Openness across these four dimensions increases the level of intimacy in a relationship. This increase in intimacy is a result, in part, of the relationship risk that each partner shares. This risk is the result of the increased possibility that partners might use private information in hurtful or inappropriate ways. Increased trust is necessary for partners to manage the increased vulnerability that is a consequence of relational openness. As such, intimacy is developed not merely through openness, but through openness that facilitates closeness and trust.

Scholars have also identified openness as part of a dialectic that is central to most personal relationships: openness—closedness. Dialectical theorists argue that relationships experience a number of internal tensions that are the result of constant negotiation between opposing or contradictory tendencies (e.g., interdependence—independence; judgment—acceptance). From this perspective, individuals in relationships are constantly being pulled between the desire to be open with one's partner and the desire to maintain privacy.

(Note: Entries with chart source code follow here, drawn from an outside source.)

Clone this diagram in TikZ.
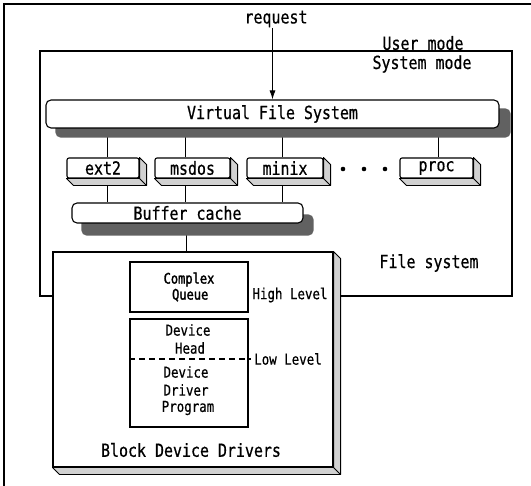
\documentclass[tikz,border=0pt]{standalone}
\usepackage{fontspec}
\newfontfamily\djm[FakeStretch=0.83,FakeBold=0.6]{DejaVu Sans Mono}
\newfontfamily\djmb[FakeStretch=0.83,FakeBold=1.8]{DejaVu Sans Mono}
\usetikzlibrary{calc,arrows.meta,backgrounds}
\newcommand\boxdepth[2]{%
  \filldraw[fill=black!18, line width=0.9pt, line join=round]
    (#1.north east) -- ++(#2,#2) -- ($(#1.south east)+(#2,#2)$)
    -- ($(#1.south west)+(#2,#2)$) -- (#1.south west) -- (#1.south east) -- cycle;
  \draw[line width=0.9pt] (#1.south east) -- ++(#2,#2);}
\begin{document}
\begin{tikzpicture}[x=1pt,y=-1pt, line width=1.1pt,
  big/.style={font=\djm\fontsize{18}{20}\selectfont},
  small/.style={font=\djm\fontsize{15}{17}\selectfont},
  smallb/.style={font=\djmb\fontsize{14.5}{17}\selectfont},
  rbox/.style={draw, fill=white, rounded corners=5pt, inner sep=0pt, big},
  fsbox/.style={draw, fill=white, rounded corners=2pt, inner sep=0pt, minimum height=20pt, big},
  sqbox/.style={draw, fill=white, inner sep=0pt},
  lbl/.style={inner sep=0pt},
  conn/.style={line width=0.9pt},
  shade/.style={fill=black!62, draw=none, rounded corners=5pt}]

\useasboundingbox (0,0) rectangle (531,486);

% outer frame (only left and top visible)
\draw[line width=1.7pt] (4,486) -- (4,4) -- (531,4);
% system mode area
\draw (40,51) rectangle (512,296);

% texts outside boxes
\node[lbl, big] (req) at (276,19) {request};
\node[lbl, big] (user) at (423,43) {User mode};
\node[lbl, big] (sys) at (422,64) {System mode};
\node[lbl, big] (fs) at (429,263) {File system};

% Virtual File System
\node[rbox, minimum width=453pt, minimum height=28pt] (vfs) at (272.5,114) {Virtual File System};

% file system boxes
\node[fsbox, minimum width=72pt] (ext2) at (103,168) {ext2};
\node[fsbox, minimum width=75pt] (msdos) at (192.5,168) {msdos};
\node[fsbox, minimum width=76pt] (minix) at (285,168) {minix};
\node[fsbox, minimum width=73pt] (proc) at (436.5,168) {proc};
\boxdepth{ext2}{7}
\boxdepth{msdos}{7}
\boxdepth{minix}{7}
\boxdepth{proc}{7}
\foreach \x in {343,364,385} \fill (\x,169) circle (2.3);

% buffer cache
\node[rbox, minimum width=231pt, minimum height=20pt] (buf) at (187.5,213) {Buffer cache};

% block device drivers
\node[sqbox, minimum width=280pt, minimum height=215pt] (bdd) at (193,359.5) {};
\boxdepth{bdd}{7}
\node[sqbox, minimum width=118pt, minimum height=50pt, align=center, smallb] (cq) at (189,287) {Complex\\[-1pt]\,Queue};
\node[sqbox, minimum width=118pt, minimum height=108pt] (dev) at (189,373) {};
\node[lbl, small] (d1) at (188,330) {Device};
\node[lbl, small] (d2) at (190,348) {Head};
\node[lbl, small] (d3) at (186,372) {Device};
\node[lbl, small] (d4) at (186,390) {Driver};
\node[lbl, small] (d5) at (188,408) {Program};
\coordinate (dashL) at ($(dev.west)+(0,-14)$);
\coordinate (dashR) at ($(dev.east)+(2,-14)$);
\draw[dash pattern=on 6pt off 4pt, line width=1.1pt] (dashL) -- (dashR);
\node[lbl, small] (hl) at (290,295) {High Level};
\node[lbl, small] (ll) at (288,359) {Low Level};
\node[lbl, big] (bddt) at (191,450) {Block Device Drivers};

% connectors and shadows behind
\begin{scope}[on background layer]
  \draw[conn] ([xshift=4pt]ext2.north) -- ([xshift=4pt]ext2.north |- vfs.south);
  \draw[conn] ([xshift=-7pt]msdos.north) -- ([xshift=-7pt]msdos.north |- vfs.south);
  \draw[conn] ([xshift=-3pt]minix.north) -- ([xshift=-3pt]minix.north |- vfs.south);
  \draw[conn] ([xshift=2pt]proc.north) -- ([xshift=2pt]proc.north |- vfs.south);
  \draw[conn] ([xshift=4pt]ext2.south) -- ([xshift=4pt]ext2.south |- buf.north);
  \draw[conn] ([xshift=-7pt]msdos.south) -- ([xshift=-7pt]msdos.south |- buf.north);
  \draw[conn] ([xshift=-3pt]minix.south) -- ([xshift=-3pt]minix.south |- buf.north);
  \draw[conn] ([xshift=-1pt]buf.south) -- ([xshift=-1pt]buf.south |- bdd.north);
  \fill[shade] ($(vfs.north west)+(10,9)$) rectangle ($(vfs.south east)+(11,9)$);
  \fill[shade] ($(buf.north west)+(10,12)$) rectangle ($(buf.south east)+(10,12)$);
\end{scope}

% request arrow
\draw[conn, -{Latex[length=9pt,width=6pt]}] (vfs.north |- req.south) -- (vfs.north);
\end{tikzpicture}
\end{document}
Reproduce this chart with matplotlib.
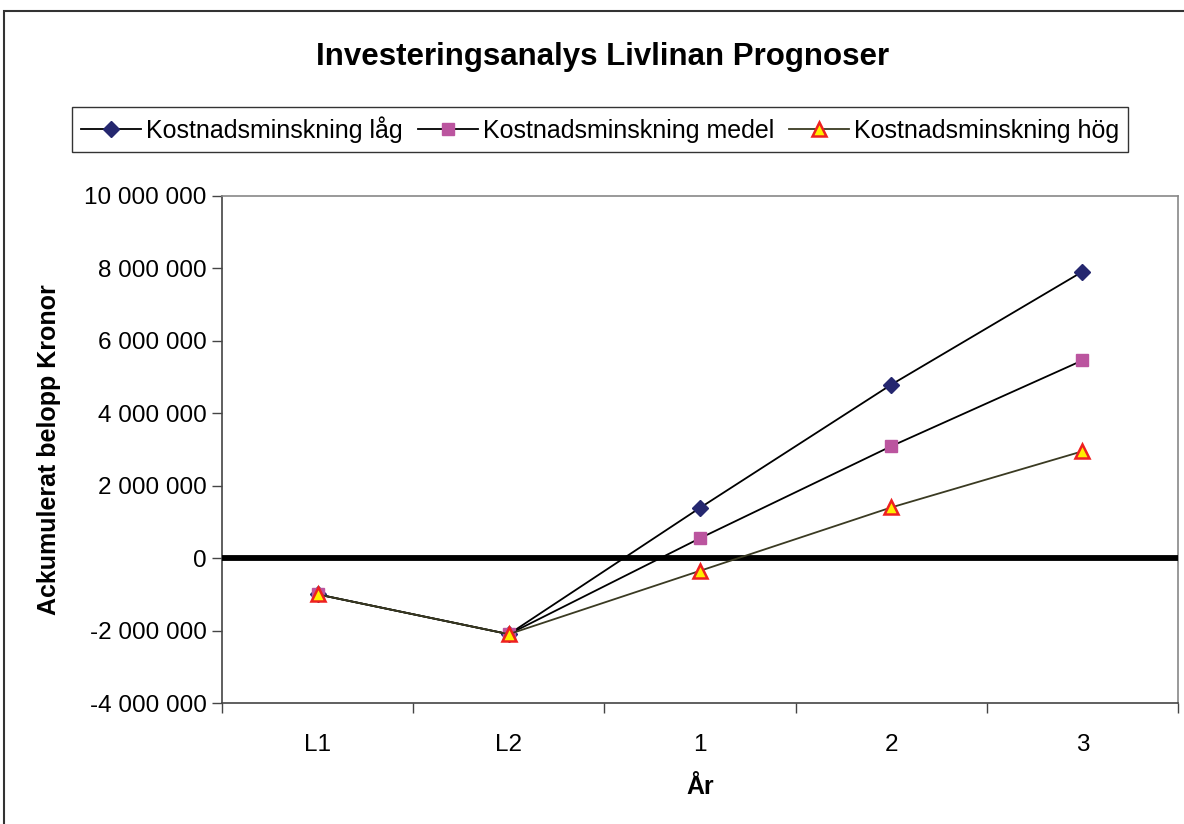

Societal norms and expectations regarding openness made a significant shift in the 1960s. For example, 50 years ago, there was less expectation that one's romantic partner would also be one's best friend—this was especially true for lower socioeconomic couples. Arthur Bochner has suggested that the countercultural movement of the late 1960s polarized social conduct into two camps: instrumental and expressive. Instrumental conduct emphasized certainty, predictability, restraint, and strategic communication. Expressive conduct was characterized by openness, honest talk, and freedom of expression. Phrases like “tell it like it is” and “let it all hang out” illustrate the expectations that individuals in close relationships should be “totally open” with one another (perhaps with little concern for the other person's feelings). However, multiple studies have indicated that individuals in satisfying intimate relationships (e.g., married couples) are selective in their self-disclosure. Happy spouses are characterized by sharing in moderate amounts with each other. Part of this results from the high levels of self-disclosure experienced in growth stages of the relationship, but it also seems that healthy couples have the ability to sense what is important to talk about and when and where and how to talk about it.